** begin **

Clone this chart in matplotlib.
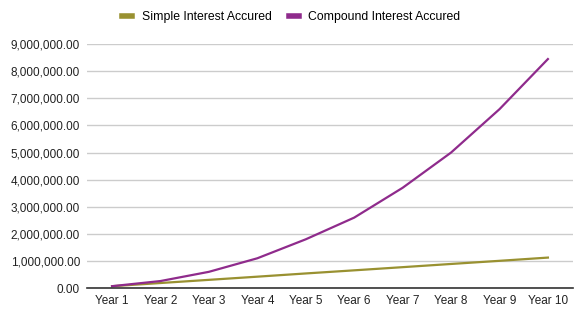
import matplotlib.pyplot as plt
from matplotlib.ticker import FuncFormatter

# Accrued interest per year
years = ["Year 1", "Year 2", "Year 3", "Year 4", "Year 5",
         "Year 6", "Year 7", "Year 8", "Year 9", "Year 10"]
simple_interest = [70000, 187000, 304000, 421000, 540000,
                   655000, 772000, 890000, 1006000, 1125000]
compound_interest = [70000, 260000, 600000, 1100000, 1800000,
                     2600000, 3700000, 5000000, 6600000, 8450000]

plt.rcParams["font.family"] = ["Liberation Sans", "DejaVu Sans"]

fig = plt.figure(figsize=(5.83, 3.27), dpi=100)
ax = fig.add_axes([0.149, 0.119, 0.834, 0.746])

x = range(len(years))
ax.plot(x, simple_interest, color="#999131", linewidth=1.6,
        label="Simple Interest Accured")
ax.plot(x, compound_interest, color="#8f2b8c", linewidth=1.6,
        label="Compound Interest Accured")

ax.set_xlim(-0.52, 9.52)
ax.set_ylim(0, 9000000)
ax.set_yticks(range(0, 9000001, 1000000))
ax.yaxis.set_major_formatter(FuncFormatter(lambda v, p: f"{v:,.2f}"))
ax.set_xticks(list(x))
ax.set_xticklabels(years)

ax.grid(axis="y", color="#cccccc", linewidth=1)
ax.set_axisbelow(True)
for side in ["top", "right", "left"]:
    ax.spines[side].set_visible(False)
ax.spines["bottom"].set_color("#333333")
ax.spines["bottom"].set_linewidth(1.2)
ax.tick_params(length=0, labelsize=8.5, colors="#222222", pad=5)

handles, labels = ax.get_legend_handles_labels()
leg = fig.legend(handles, labels, loc="center", bbox_to_anchor=(0.5, 0.948),
                 ncol=2, frameon=False, fontsize=8.8, handlelength=0.8,
                 handletextpad=0.8, columnspacing=1.4)
for line in leg.get_lines():
    line.set_linewidth(4)

fig.savefig("out.png", dpi=100)
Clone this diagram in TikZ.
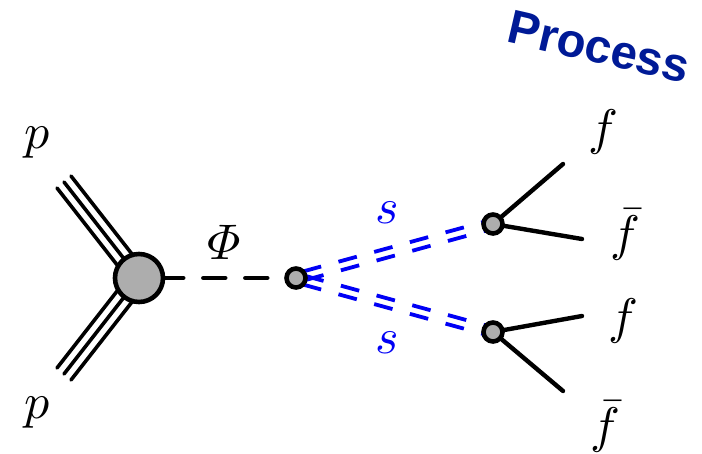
\documentclass[tikz,border=0pt]{standalone}
\usepackage{xcolor}
\usepackage{amsmath}
\usepackage{fontspec}
\usetikzlibrary{backgrounds}
\newfontfamily\titlefont{Liberation Sans}
\definecolor{Navy}{HTML}{001A96}
\definecolor{Scalar}{HTML}{0000F5}
\definecolor{Blob}{HTML}{ADADAD}
\begin{document}
\begin{tikzpicture}[x=1pt,y=-1pt,
        v/.style={circle,draw=black,fill=Blob,line width=4.6pt,inner sep=0pt,minimum size=19pt},
        blob/.style={v,minimum size=48pt},
        t/.style={font=\normalsize,scale=5,inner sep=0pt},
        l/.style={line width=4.4pt,line cap=round},
        beam/.style={line width=3.6pt,line cap=round},
        phi/.style={l,dash pattern=on 22pt off 20pt,dash phase=4pt},
        sc/.style={draw=Scalar,line width=3.8pt,dash pattern=on 19pt off 18pt,dash phase=28.7pt}]
        \useasboundingbox (0,0) rectangle (702,453);
        \node[blob] (h) at (139,278) {};
        \node[v] (d) at (296,278) {};
        \node[v] (u1) at (493,224) {};
        \node[v] (u2) at (493,332) {};
        \coordinate (p1) at (64,182);
        \coordinate (p2) at (64,374);
        \coordinate (f1) at (563,164);
        \coordinate (f2) at (582,239);
        \coordinate (f3) at (582,316);
        \coordinate (f4) at (563,391);
        \node[t] (lp1) at (37,143) {$p$};
        \node[t] (lp2) at (37,413) {$p$};
        \node[t] (lphi) at (224,242) {$\varPhi$};
        \node[t,text=Scalar] (ls1) at (387,213) {$s$};
        \node[t,text=Scalar] (ls2) at (387,343) {$s$};
        \node[t] (lf1) at (603,132) {$f$};
        \node[t] (lf2) at (625,235) {$\bar{f}$};
        \node[t] (lf3) at (623,321) {$f$};
        \node[t] (lf4) at (605,427) {$\bar{f}$};
        \node[font=\fontsize{47.5}{56}\titlefont\bfseries,text=Navy,rotate=-13,inner sep=0pt] (title) at (599,47) {Process};
        \begin{scope}[on background layer]
        \foreach \dx/\dy in {-7/6,0/0,7/-6} {
          \draw[beam] ([shift={(\dx,\dy)}]p1) -- ([shift={(\dx,\dy)}]h.center);
          \draw[beam] ([shift={(\dx,-\dy)}]p2) -- ([shift={(\dx,-\dy)}]h.center);
        }
        \foreach \s in {1,-1} {
          \draw[sc] ([shift={(1.2*\s,4.3*\s)}]d.center) -- ([shift={(1.2*\s,4.3*\s)}]u1.center);
          \draw[sc] ([shift={(-1.2*\s,4.3*\s)}]d.center) -- ([shift={(-1.2*\s,4.3*\s)}]u2.center);
        }
        \draw[l] (u1.center) -- (f1);
        \draw[l] (u1.center) -- (f2);
        \draw[l] (u2.center) -- (f3);
        \draw[l] (u2.center) -- (f4);
        \end{scope}
        \draw[phi] (h) -- (d);
      \end{tikzpicture}
\end{document}
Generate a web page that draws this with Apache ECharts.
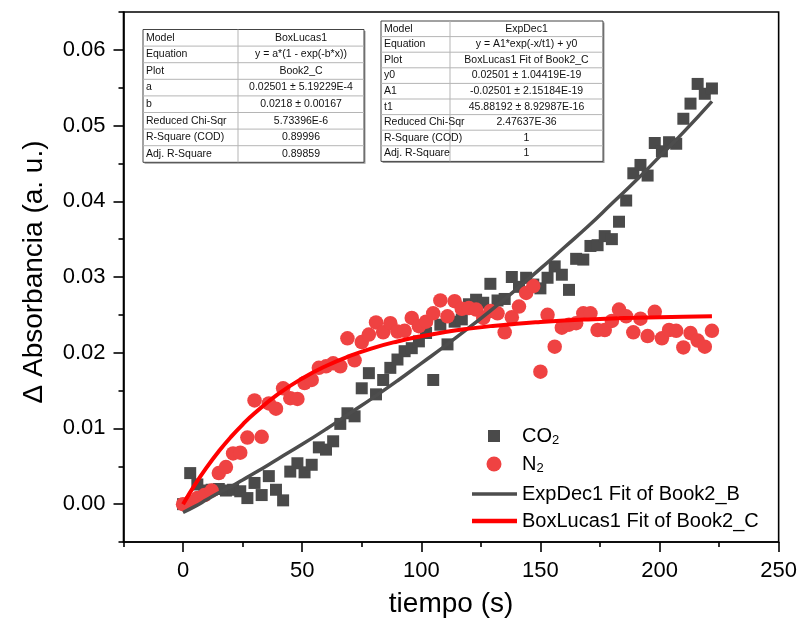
<!DOCTYPE html>
<html>
<head>
<meta charset="utf-8">
<script src="https://cdn.jsdelivr.net/npm/echarts@6/dist/echarts.min.js"></script>
<style>
html,body{margin:0;padding:0;background:#fff;}
#chart{width:800px;height:625px;}
</style>
</head>
<body>
<div id="chart"></div>
<script>
// ---------- data ----------
const tiempo = [0,3,6,9,12,15,18,21,24,27,30,33,36,39,42,45,48,51,54,57,60,63,66,69,72,75,78,81,84,87,90,93,96,99,102,105,108,111,114,117,120,123,126,129,132,135,138,141,144,147,150,153,156,159,162,165,168,171,174,177,180,183,186,189,192,195,198,201,204,207,210,213,216,219,222];
const co2 = [0.0000,0.0041,0.0026,0.0018,0.0019,0.0020,0.0018,0.0019,0.0017,0.0008,0.0028,0.0012,0.0037,0.0019,0.0005,0.0043,0.0054,0.0042,0.0052,0.0075,0.0072,0.0083,0.0106,0.0120,0.0116,0.0153,0.0173,0.0145,0.0164,0.0180,0.0191,0.0202,0.0206,0.0215,0.0226,0.0164,0.0237,0.0211,0.0241,0.0244,0.0264,0.0270,0.0266,0.0291,0.0269,0.0271,0.0300,0.0287,0.0299,0.0290,0.0285,0.0299,0.0314,0.0303,0.0283,0.0324,0.0323,0.0341,0.0342,0.0354,0.0350,0.0373,0.0401,0.0437,0.0448,0.0434,0.0477,0.0466,0.0478,0.0476,0.0509,0.0529,0.0555,0.0542,0.0549];
const n2 = [0.0000,0.0003,0.0008,0.0012,0.0018,0.0041,0.0049,0.0067,0.0068,0.0088,0.0137,0.0089,0.0133,0.0126,0.0153,0.0140,0.0139,0.0160,0.0164,0.0180,0.0182,0.0186,0.0182,0.0219,0.0190,0.0214,0.0224,0.0240,0.0227,0.0239,0.0228,0.0229,0.0246,0.0235,0.0241,0.0252,0.0269,0.0248,0.0268,0.0258,0.0259,0.0257,0.0246,0.0255,0.0252,0.0227,0.0247,0.0261,0.0279,0.0288,0.0175,0.0250,0.0208,0.0233,0.0237,0.0239,0.0252,0.0252,0.0230,0.0230,0.0242,0.0257,0.0248,0.0227,0.0245,0.0222,0.0254,0.0219,0.0230,0.0229,0.0207,0.0226,0.0216,0.0208,0.0229];
const fitX = [0,5,10,15,20,25,30,40,50,60,70,80,90,100,110,120,130,140,150,160,170,180,190,200,210,222];
const fitCO2 = [-0.0011,-0.0003,0.0006,0.0015,0.0023,0.0032,0.0041,0.0060,0.0079,0.0099,0.0120,0.0141,0.0163,0.0186,0.0209,0.0233,0.0258,0.0284,0.0311,0.0339,0.0367,0.0397,0.0427,0.0459,0.0491,0.0532];
const fitN2 = [0,0.00258,0.0049,0.00698,0.00884,0.01051,0.0120,0.01455,0.0166,0.01825,0.01957,0.02064,0.02149,0.02218,0.02274,0.02318,0.02354,0.02383,0.02406,0.02425,0.02440,0.02452,0.02461,0.02469,0.02475,0.02481];
const xMajorTicks = [0,50,100,150,200,250];
const xMinorTicks = [-25,25,75,125,175,225];
const yMajorTicks = [0,0.01,0.02,0.03,0.04,0.05,0.06];
const yMinorTicks = [-0.005,0.005,0.015,0.025,0.035,0.045,0.055,0.065];
const seriesNames = ['CO2','N2','ExpDec1 Fit of Book2_B','BoxLucas1 Fit of Book2_C'];
const table1 = [['Model','BoxLucas1'],['Equation','y = a*(1 - exp(-b*x))'],['Plot','Book2_C'],['a','0.02501 ± 5.19229E-4'],['b','0.0218 ± 0.00167'],['Reduced Chi-Sqr','5.73396E-6'],['R-Square (COD)','0.89996'],['Adj. R-Square','0.89859']];
const table2 = [['Model','ExpDec1'],['Equation','y = A1*exp(-x/t1) + y0'],['Plot','BoxLucas1 Fit of Book2_C'],['y0','0.02501 ± 1.04419E-19'],['A1','-0.02501 ± 2.15184E-19'],['t1','45.88192 ± 8.92987E-16'],['Reduced Chi-Sqr','2.47637E-36'],['R-Square (COD)','1'],['Adj. R-Square','1']];

// ---------- chart ----------
const FONT = '"Liberation Sans", Arial, sans-serif';
const chart = echarts.init(document.getElementById('chart'), null, {renderer:'canvas'});

function pairs(xs, ys){ return xs.map((x,i)=>[x, ys[i]]); }

function tableGraphic(rows, left, top, w, split, rowH){
  const els = [];
  const h = rows.length * rowH;
  els.push({type:'rect', shape:{x:left+1.5, y:top+1.5, width:w, height:h}, style:{fill:'#9a9a9a'}, silent:true, z:100});
  els.push({type:'rect', shape:{x:left, y:top, width:w, height:h}, style:{fill:'#fff', stroke:'#444', lineWidth:1}, silent:true, z:101});
  for(let i=1;i<rows.length;i++){
    els.push({type:'line', shape:{x1:left, y1:top+i*rowH, x2:left+w, y2:top+i*rowH}, style:{stroke:'#b5b5b5', lineWidth:1}, silent:true, z:102});
  }
  els.push({type:'line', shape:{x1:left+split, y1:top, x2:left+split, y2:top+h}, style:{stroke:'#b5b5b5', lineWidth:1}, silent:true, z:102});
  rows.forEach((r,i)=>{
    const cy = top + (i+0.5)*rowH;
    els.push({type:'text', x:left+3, y:cy, style:{text:r[0], font:'10.5px '+FONT, fill:'#111', textAlign:'left', textVerticalAlign:'middle'}, silent:true, z:103});
    els.push({type:'text', x:left+split+(w-split)/2, y:cy, style:{text:r[1], font:'10.5px '+FONT, fill:'#111', textAlign:'center', textVerticalAlign:'middle'}, silent:true, z:103});
  });
  return els;
}

function legendFor(name, top, opts){
  return Object.assign({
    left: 472, top: top, padding: 0, itemGap: 0, itemWidth: 45, itemHeight: 4,
    selectedMode: false,
    data: [{name: name, icon: 'rect'}],
    textStyle: {fontFamily: FONT, fontSize: 20, color: '#000'}
  }, opts || {});
}

function subRich(padLeft){
  return {
    a: {fontFamily: FONT, fontSize: 20, color: '#000', padding: [0,0,0,padLeft]},
    s: {fontFamily: FONT, fontSize: 13, color: '#000', padding: [9,0,0,0]}
  };
}

const option = {
  backgroundColor: '#fff',
  animation: false,
  grid: {left: 123.5, right: 18, top: 12, bottom: 83, show: true, borderColor: '#000', borderWidth: 1.6, backgroundColor: 'transparent'},
  legend: [
    legendFor(seriesNames[0], 426, {left: 488, itemWidth: 12, itemHeight: 12, data: [{name: seriesNames[0], icon: 'rect'}], formatter: () => '{a|CO}{s|2}', textStyle: {fontFamily: FONT, fontSize: 20, color: '#000', rich: subRich(17)}}),
    legendFor(seriesNames[1], 454, {left: 486.5, itemWidth: 15, itemHeight: 15, data: [{name: seriesNames[1], icon: 'circle'}], formatter: () => '{a|N}{s|2}', textStyle: {fontFamily: FONT, fontSize: 20, color: '#000', rich: subRich(15.5)}}),
    legendFor(seriesNames[2], 484, {itemHeight: 3.5}),
    legendFor(seriesNames[3], 511, {itemHeight: 4.5})
  ],
  xAxis: [
    {type: 'value', min: -25, max: 250, position: 'bottom',
     name: 'tiempo (s)', nameLocation: 'middle', nameGap: 48,
     nameTextStyle: {fontFamily: FONT, fontSize: 28, color: '#000'},
     axisLine: {show: true, onZero: false, lineStyle: {color: '#000', width: 1.6}},
     axisTick: {show: true, inside: false, length: 10, customValues: xMajorTicks, lineStyle: {color: '#000', width: 1.6}},
     axisLabel: {show: true, customValues: xMajorTicks, margin: 18, fontFamily: FONT, fontSize: 22, color: '#000'},
     splitLine: {show: false}},
    {type: 'value', min: -25, max: 250, position: 'bottom', gridIndex: 0,
     axisLine: {show: false, onZero: false},
     axisTick: {show: true, inside: false, length: 5, customValues: xMinorTicks, lineStyle: {color: '#000', width: 1.6}},
     axisLabel: {show: false}, splitLine: {show: false}}
  ],
  yAxis: [
    {type: 'value', min: -0.005, max: 0.065, position: 'left',
     name: 'Δ Absorbancia (a. u.)', nameLocation: 'middle', nameGap: 75,
     nameTextStyle: {fontFamily: FONT, fontSize: 28, color: '#000', padding: [0,0,0,10]},
     axisLine: {show: true, onZero: false, lineStyle: {color: '#000', width: 1.6}},
     axisTick: {show: true, inside: false, length: 10, customValues: yMajorTicks, lineStyle: {color: '#000', width: 1.6}},
     axisLabel: {show: true, customValues: yMajorTicks, margin: 18, fontFamily: FONT, fontSize: 22, color: '#000', formatter: v => v.toFixed(2)},
     splitLine: {show: false}},
    {type: 'value', min: -0.005, max: 0.065, position: 'left', gridIndex: 0,
     axisLine: {show: false, onZero: false},
     axisTick: {show: true, inside: false, length: 5, customValues: yMinorTicks, lineStyle: {color: '#000', width: 1.6}},
     axisLabel: {show: false}, splitLine: {show: false}}
  ],
  series: [
    {name: seriesNames[0], type: 'scatter', symbol: 'rect', symbolSize: 12, data: pairs(tiempo, co2), itemStyle: {color: '#4a4a4a', opacity: 1}, z: 2},
    {name: seriesNames[1], type: 'scatter', symbol: 'circle', symbolSize: 14.5, data: pairs(tiempo, n2), itemStyle: {color: '#ef4242', opacity: 1}, z: 3},
    {name: seriesNames[2], type: 'line', symbol: 'none', smooth: true, data: pairs(fitX, fitCO2), lineStyle: {color: '#4d4d4d', width: 3.5}, itemStyle: {color: '#4d4d4d'}, z: 4},
    {name: seriesNames[3], type: 'line', symbol: 'none', smooth: true, data: pairs(fitX, fitN2), lineStyle: {color: '#ff0000', width: 4}, itemStyle: {color: '#ff0000'}, z: 5}
  ],
  graphic: [].concat(
    tableGraphic(table1, 143, 29.5, 221, 95, 16.6),
    tableGraphic(table2, 381, 21, 222, 69, 15.6)
  )
};
chart.setOption(option);
</script>
</body>
</html>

** end **

Starting at the top of the listing above, please restate word for word each line up to and including the one that holds "ax.set_xticklabels(years)", omitting every image.

Clone this chart in matplotlib.
import matplotlib.pyplot as plt
from matplotlib.ticker import FuncFormatter

# Accrued interest per year
years = ["Year 1", "Year 2", "Year 3", "Year 4", "Year 5",
         "Year 6", "Year 7", "Year 8", "Year 9", "Year 10"]
simple_interest = [70000, 187000, 304000, 421000, 540000,
                   655000, 772000, 890000, 1006000, 1125000]
compound_interest = [70000, 260000, 600000, 1100000, 1800000,
                     2600000, 3700000, 5000000, 6600000, 8450000]

plt.rcParams["font.family"] = ["Liberation Sans", "DejaVu Sans"]

fig = plt.figure(figsize=(5.83, 3.27), dpi=100)
ax = fig.add_axes([0.149, 0.119, 0.834, 0.746])

x = range(len(years))
ax.plot(x, simple_interest, color="#999131", linewidth=1.6,
        label="Simple Interest Accured")
ax.plot(x, compound_interest, color="#8f2b8c", linewidth=1.6,
        label="Compound Interest Accured")

ax.set_xlim(-0.52, 9.52)
ax.set_ylim(0, 9000000)
ax.set_yticks(range(0, 9000001, 1000000))
ax.yaxis.set_major_formatter(FuncFormatter(lambda v, p: f"{v:,.2f}"))
ax.set_xticks(list(x))
ax.set_xticklabels(years)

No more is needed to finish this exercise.